News

Akademisi IAIN Ambon Ingatkan Potensi Radikalisme di Maluku

Dikutip dari gatra.com, Sekretaris Lembaga Penelitian dan Pengabdian Kepada Masyarakat (LP2M) Institut Agama Islam Negeri (IAIN) Ambon, Dr. Saidin Ernas mengingatkan para pimpinan perguruan tinggi di Maluku terkait potensi radikalisme dan terorisme di daerah ini.
“Para pemimpin perguruan tinggi di Maluku selama ini melakukan pendekatan sangat struktural dan tidak bisa melihat dinamika sosiologis kalangan mahasiswanya,” ujar Saidin, saat menjadi salah satu pembicara dalam seminar bertema “Data dan Pendekatan dalam Penanganan dan Pencegahan Aksi Radikalisme dan Terorisme (Kekerasan Ekstrimisme) di Maluku, yang berlangsung di Ambon, Kamis (8/8/2019).
Berbicara pada seminar sehari yang digelar Ambon Reconciliation and Mediation Center (ARMC) IAIN Ambon dan The Habibie Center ini, Saidin menegaskan diperlukan sistem peringatan dini untuk menangkal faham radikalisme dan terorisme yang mulai merebak di kampus-kampus perguruan tinggi di Maluku.
“Di daerah lain mungin hal ini sudah biasa tetapi khusus di Ambon dan Maluku perlu ada sistem peringatan dini untuk memastikan bahwa kampus perguruan tinggi tidak mudah terpapar faham radikalisme,” katanya
Saidin menyebutkan, berbagai data yang ada menunjukkan Maluku selama ini dianggap sebagai salah satu titik panas simpul kekerasan di Indonesia, karena berkaca dari sejarah konflik yang melanda provinsi ini pada tahun 1999.
“Tetapi dalam konteks terorisme dan radikalisme sendiri itu merupakan masalah berbeda yang perlu dilihat secara cermat dan mendalam,” ujarnya.
Menurut Saidin, memang data Badan Nasional Penanggulangan Terorisme (BNPT) maupun oleh The Habibie center misalnya, tidak memperlihatkan perkembangan yang menguatirkan.
“Tetapi hal ini perlu terus diwaspadai mengingat perkembangan faham radikalisme selalu tumbuh dari fenomena yang kecil berkembang menjadi luas,” katanya.
Saidin bahkan menyampaikan, jika dirinya mendapat informasi dari rekannya yang menjadi dosen Universitas Pattimura (Unpatti) Ambon, tentang perubahan prilaku kalangan mahasiswa mereka, yang cenderung menunjukkan sikap-sikap lebih eksklusif dan radikal.
“Bahkan belakangan mereka mengeksploitasi masalah lainnya hingga ke tingkat menganggap orang orang lain sebagai kafir dan sebagainya,” tuturnya.

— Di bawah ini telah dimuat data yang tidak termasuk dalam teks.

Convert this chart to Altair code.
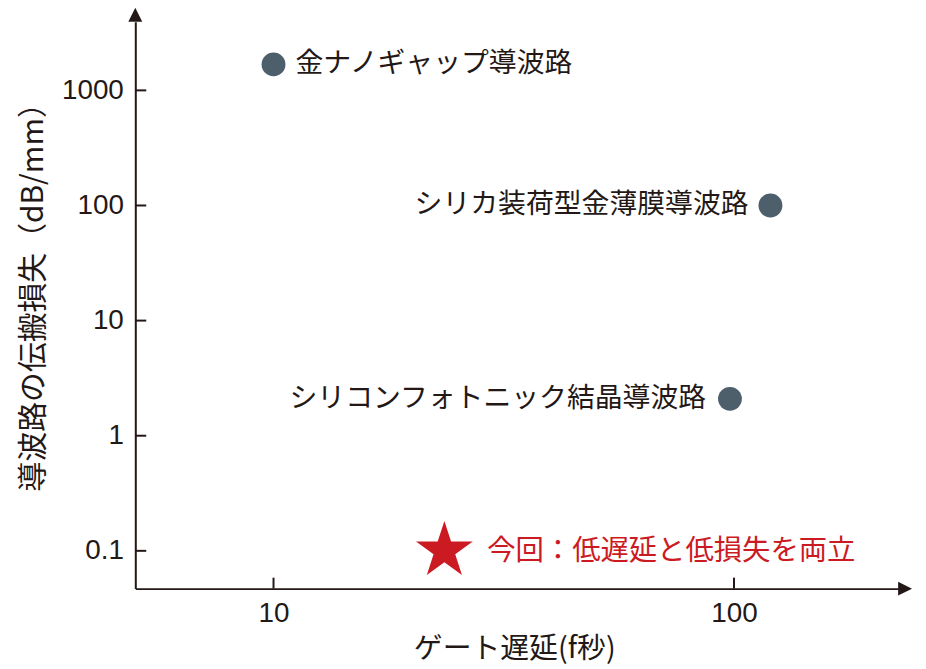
import altair as alt
import pandas as pd

# ---- data ----
names = ["金ナノギャップ導波路", "シリカ装荷型金薄膜導波路", "シリコンフォトニック結晶導波路"]
gate_delay = [10, 120, 98]          # fs
loss = [1680, 100, 2.09]            # dB/mm
label_align = ["left", "right", "right"]
label_dx = [22, -22, -24]

this_name = "今回：低遅延と低損失を両立"
this_delay = [23.5]
this_loss = [0.1]

x_ticks = [10, 100]
y_ticks = [0.1, 1, 10, 100, 1000]

x_title = "ゲート遅延(f秒)"
y_title = "導波路の伝搬損失（dB/mm）"

# ---- style ----
INK = "#231815"
DOT = "#4d5f6b"
RED = "#cc1a22"
JP = "Noto Sans CJK JP"
NUM = "Liberation Sans"
W, H = 767, 570

xscale = alt.Scale(type="log", domain=[5.01, 227.2], nice=False)
yscale = alt.Scale(type="log", domain=[0.04695, 3946], nice=False)

df = pd.DataFrame({"name": names, "gate_delay": gate_delay, "loss": loss})
df_this = pd.DataFrame({"name": [this_name], "gate_delay": this_delay, "loss": this_loss})
df_xt = pd.DataFrame({"gate_delay": x_ticks})
df_yt = pd.DataFrame({"loss": y_ticks})
one = pd.DataFrame({"a": [0]})

common_axis = dict(
    grid=False, ticks=False, tickSize=0,
    domainColor=INK, domainWidth=2,
    labelFont=NUM, labelFontSize=28, labelColor=INK,
    titleFont=JP, titleFontWeight="normal", titleColor=INK,
    titleBaseline="middle", titleAlign="center",
)

xenc = alt.X("gate_delay:Q", scale=xscale,
             axis=alt.Axis(values=x_ticks, format="~g", title=x_title,
                           labelPadding=11, titleX=381, titleY=60, titleFontSize=29,
                           **common_axis))
yenc = alt.Y("loss:Q", scale=yscale,
             axis=alt.Axis(values=y_ticks, format="~g", title=y_title,
                           labelPadding=12, titleX=-102, titleY=269, titleAngle=270,
                           titleFontSize=30, **common_axis))

dots = alt.Chart(df).mark_point(filled=True, shape="circle", size=576,
                                 color=DOT, opacity=1, strokeWidth=0).encode(x=xenc, y=yenc)

star_path = ("M0,-1L0.2245,-0.309L0.951,-0.309L0.3633,0.118L0.588,0.809L0,0.382"
             "L-0.588,0.809L-0.3633,0.118L-0.951,-0.309L-0.2245,-0.309Z")
star = alt.Chart(df_this).mark_point(filled=True, shape=star_path, size=3600,
                                     color=RED, opacity=1, strokeWidth=0).encode(x=xenc, y=yenc)

star_text = alt.Chart(df_this).mark_text(align="left", baseline="middle", dx=43,
                                         font=JP, fontSize=28.5, color=RED).encode(
    x=xenc, y=yenc, text="name:N")

texts = []
for nm, al, dx in zip(names, label_align, label_dx):
    texts.append(
        alt.Chart(df).transform_filter(alt.datum.name == nm)
        .mark_text(align=al, baseline="middle", dx=dx, font=JP, fontSize=28, color=INK)
        .encode(x=xenc, y=yenc, text="name:N"))

yticks = alt.Chart(df_yt).mark_rule(color=INK, strokeWidth=2).encode(
    y=yenc, x=alt.value(0), x2=alt.value(11))
xticks = alt.Chart(df_xt).mark_rule(color=INK, strokeWidth=2).encode(
    x=xenc, y=alt.value(H), y2=alt.value(H - 11))

arrow_up = alt.Chart(one).mark_point(filled=True, shape="M0,-1L1,1L-1,1Z", size=196,
                                     color=INK, opacity=1, strokeWidth=0).encode(
    x=alt.value(0), y=alt.value(-7))
arrow_right = alt.Chart(one).mark_point(filled=True, shape="M1,0L-1,1L-1,-1Z", size=196,
                                        color=INK, opacity=1, strokeWidth=0).encode(
    x=alt.value(W + 7), y=alt.value(H))

chart = alt.layer(dots, yticks, xticks, arrow_up, arrow_right, star, star_text, *texts).properties(
    width=W, height=H,
    autosize=alt.AutoSizeParams(type="none"),
    padding={"left": 128, "top": 12, "right": 20, "bottom": 79},
).configure(background="white").configure_view(strokeWidth=0, stroke=None)

chart.save("out.html", embed_options={"renderer": "svg", "actions": False})
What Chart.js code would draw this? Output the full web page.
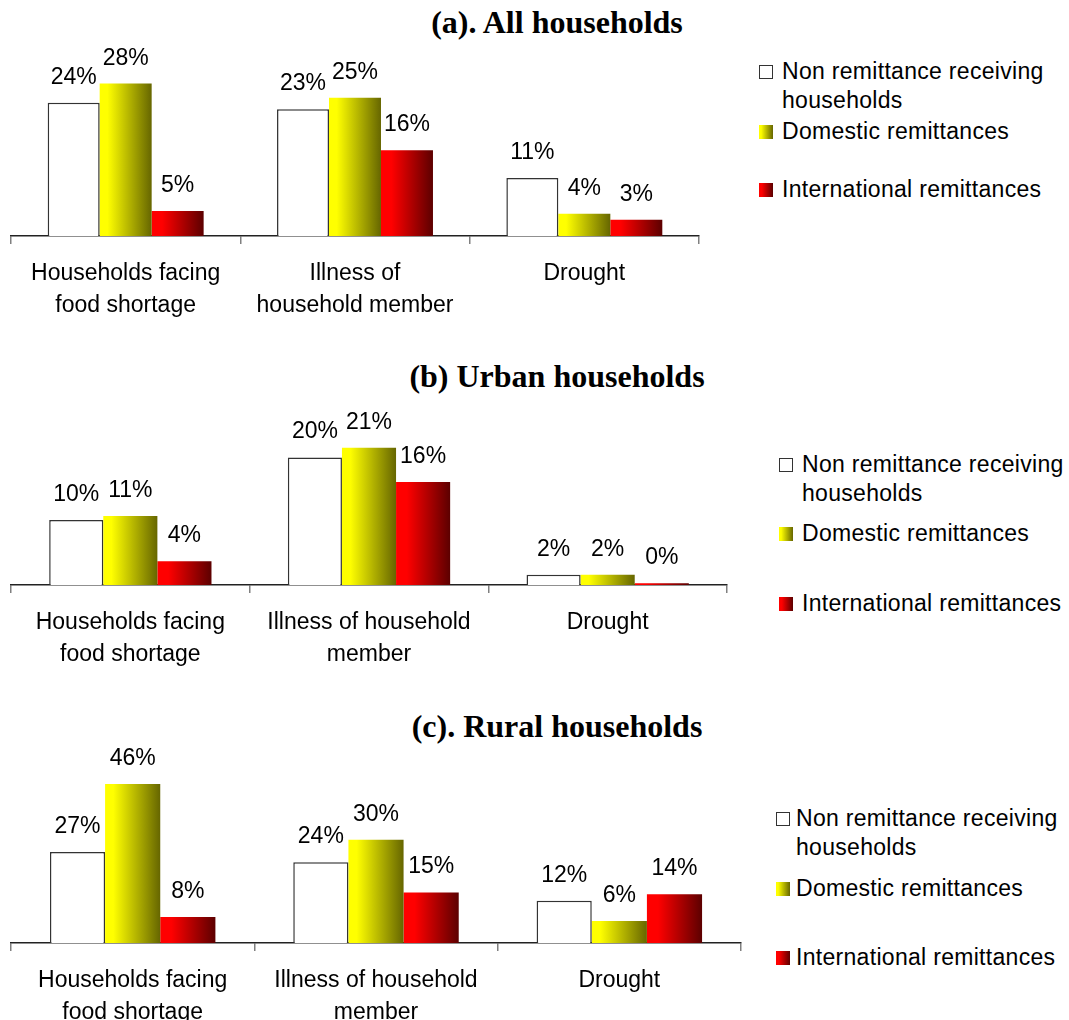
<!DOCTYPE html>
<html>
<head>
<meta charset="utf-8">
<script src="https://cdn.jsdelivr.net/npm/chart.js@4"></script>
<style>
  body { margin: 0; background: #fff; width: 1069px; height: 1020px; overflow: hidden; position: relative; font-family: "Liberation Sans", Arial, sans-serif; }
  canvas { position: absolute; left: 0; }
  .title { position: absolute; left: 257px; width: 600px; text-align: center; font-family: "Liberation Serif", "Times New Roman", serif; font-weight: bold; font-size: 32px; line-height: 36px; }
  .item { position: absolute; font-size: 23px; line-height: 29px; color: #000; letter-spacing: 0.3px; }
  .item .sw { position: absolute; left: 0; top: 8px; width: 14px; height: 14px; box-sizing: border-box; }
  .item .txt { display: block; width: 275px; }
  .sw.non { background: #fff; border: 1.5px solid #333; }
  .sw.dom { background: linear-gradient(to right, #ffff00, #ffff00 15%, #666600); }
  .sw.intl { background: linear-gradient(to right, #ff0000, #ff0000 20%, #5c0000); }
</style>
</head>
<body>
<div class="title" style="top:4px">(a). All households</div>
<div class="title" style="top:358px">(b) Urban households</div>
<div class="title" style="top:708px">(c). Rural households</div>

<canvas id="chartA" width="710" height="296" style="top:40px"></canvas>
<canvas id="chartB" width="738" height="285" style="top:400px"></canvas>
<canvas id="chartC" width="752" height="303" style="top:740px"></canvas>

<div id="legends"></div>

<script>
// series names
var seriesNames = ['Non remittance receiving households', 'Domestic remittances', 'International remittances'];

// categories
var catsAll = [['Households facing', 'food shortage'], ['Illness of', 'household member'], 'Drought'];
var catsSplit = [['Households facing', 'food shortage'], ['Illness of household', 'member'], 'Drought'];

// (a) all households, percent
var allNon = [24.4, 23.2, 10.6];
var allDom = [27.9, 25.3, 4.1];
var allIntl = [4.6, 15.7, 3.0];

// (b) urban households
var urbanNon = [10.1, 19.8, 1.6];
var urbanDom = [10.7, 21.3, 1.6];
var urbanIntl = [3.7, 16.0, 0.3];

// (c) rural households
var ruralNon = [26.5, 23.5, 12.3];
var ruralDom = [46.2, 30.0, 6.4];
var ruralIntl = [7.6, 14.7, 14.2];

var gradDom = [[0, '#ffff00'], [0.15, '#ffff00'], [1, '#666600']];
var gradIntl = [[0, '#ff0000'], [0.2, '#ff0000'], [1, '#5c0000']];

// horizontal gradient fill per bar (options are per element because colour is scriptable)
var gradientPlugin = {
    id: 'barGradient',
    beforeDatasetsDraw: function(chart) {
        var ctx = chart.ctx;
        chart.data.datasets.forEach(function(ds, i) {
            if (!ds.gradient) return;
            chart.getDatasetMeta(i).data.forEach(function(bar) {
                var p = bar.getProps(['x', 'width'], true);
                var g = ctx.createLinearGradient(p.x - p.width / 2, 0, p.x + p.width / 2, 0);
                ds.gradient.forEach(function(s) { g.addColorStop(s[0], s[1]); });
                bar.options.backgroundColor = g;
            });
        });
    }
};

// percent labels above bars
var valueLabels = {
    id: 'valueLabels',
    afterDatasetsDraw: function(chart) {
        var ctx = chart.ctx;
        ctx.save();
        ctx.font = '23px "Liberation Sans", Arial, sans-serif';
        ctx.fillStyle = '#000';
        ctx.textAlign = 'center';
        ctx.textBaseline = 'alphabetic';
        chart.data.datasets.forEach(function(ds, i) {
            chart.getDatasetMeta(i).data.forEach(function(bar, j) {
                ctx.fillText(Math.round(ds.data[j]) + '%', bar.x, bar.y - 19);
            });
        });
        ctx.restore();
    }
};

function makeChart(id, labels, non, dom, intl, yMax, padTop) {
    var ctx = document.getElementById(id).getContext('2d');
    return new Chart(ctx, {
        type: 'bar',
        data: {
            labels: labels,
            datasets: [{
                label: seriesNames[0],
                data: non,
                backgroundColor: '#ffffff',
                borderColor: '#333333',
                borderWidth: 1.5
            }, {
                label: seriesNames[1],
                data: dom,
                backgroundColor: function() { return '#cccc00'; },
                gradient: gradDom
            }, {
                label: seriesNames[2],
                data: intl,
                backgroundColor: function() { return '#cc0000'; },
                gradient: gradIntl
            }]
        },
        options: {
            responsive: false,
            animation: false,
            layout: { padding: { top: padTop, left: 11, right: 11, bottom: 0 } },
            datasets: { bar: { barPercentage: 1, categoryPercentage: 0.68 } },
            plugins: {
                legend: { display: false },
                title: { display: false },
                tooltip: { enabled: false }
            },
            scales: {
                x: {
                    grid: { display: true, drawOnChartArea: false, offset: true, tickLength: 8, color: '#808080', lineWidth: 1.5 },
                    border: { display: true, color: '#222222', width: 1.5 },
                    ticks: {
                        color: '#000',
                        padding: 14,
                        maxRotation: 0,
                        autoSkip: false,
                        font: { family: '"Liberation Sans", Arial, sans-serif', size: 23, lineHeight: 1.39 }
                    }
                },
                y: { display: false, min: 0, max: yMax }
            }
        },
        plugins: [gradientPlugin, valueLabels]
    });
}

makeChart('chartA', catsAll, allNon, allDom, allIntl, 32.2, 20);
makeChart('chartB', catsSplit, urbanNon, urbanDom, urbanIntl, 25.6, 20);
makeChart('chartC', catsSplit, ruralNon, ruralDom, ruralIntl, 50.3, 30);

// legends (html)
var legendSpots = [
    { swX: 759, txX: 782, ys: [57, 117, 175] },
    { swX: 779, txX: 802, ys: [450, 519, 589] },
    { swX: 776, txX: 796, ys: [804, 874, 943] }
];
var swClass = ['non', 'dom', 'intl'];
var holder = document.getElementById('legends');
legendSpots.forEach(function(spot) {
    seriesNames.forEach(function(name, k) {
        var d = document.createElement('div');
        d.className = 'item';
        d.style.left = spot.swX + 'px';
        d.style.top = spot.ys[k] + 'px';
        d.innerHTML = '<span class="sw ' + swClass[k] + '"></span><span class="txt" style="margin-left:' + (spot.txX - spot.swX) + 'px">' + name + '</span>';
        holder.appendChild(d);
    });
});
</script>
</body>
</html>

Ini bagi Saidin, sebetulnya sudah menguatirkan meskipun dalam jumlah masih sangat kecil. “Kita perlu mencari tahu siapa kelompoknya serta aktor yang memiliki jaringan ke kampus, karena umumnya mereka mengembangkan jejaring keluar dan berhubungan dengan pihak yang disebut sebagai mentor,” imbaunya.
Akademisi IAIN Ambon ini lantas berharap, ke depan perlu dilakukan riset lebih intensif dan komprehensif, untuk membaca fenomena radikalisme yang mulai merebak di kalangan kampus di Maluku, dan kemudian ditentukan langkah-langkah penanganan yang perlu segera dilakukan kalangan perguruan tinggi.
Sedangkan dalam jangka pendek, lanjut dia, perlu ada sinergitas antara pimpinan perguruan tinggi dan kelompok kepentingan yang selama ini menangani proram-program radikalisasi, guna memastikan jaringan yang terbangun serta indikasi perkembangannya di kalangan kampus di Maluku.
“Langkah-langkah yang dilakukan bisa bersifat preventif dan jika sudah ada fakta yang membuktikannya, maka perlu dilakukan langkah bersifat kuratif untuk membersihkannya,” imbuhnya.
Pendekatan yang digunakan selama ini, dinilai Saidin, menghindari persoalan dan tidak menyelesaikan masalah. Ini kata dia, ibarat sakit demam tetapi tidak meminum antibiotik untuk menangkal bibit penyakitnya.
Jika akar masalah masuknya faham radikalisme di kalangan kampus, Saidin sarankan, mahasiswa yang telah terpapar harus segera dirangkul dan dibina.
“Para pimpinan perguruan tinggi harus memberikan kontribusi deradikalisasi di situ, jangan cuma sekedar melarang tetapi tidak terlibat menyelesaikannya secara intensif,” pungkasnya.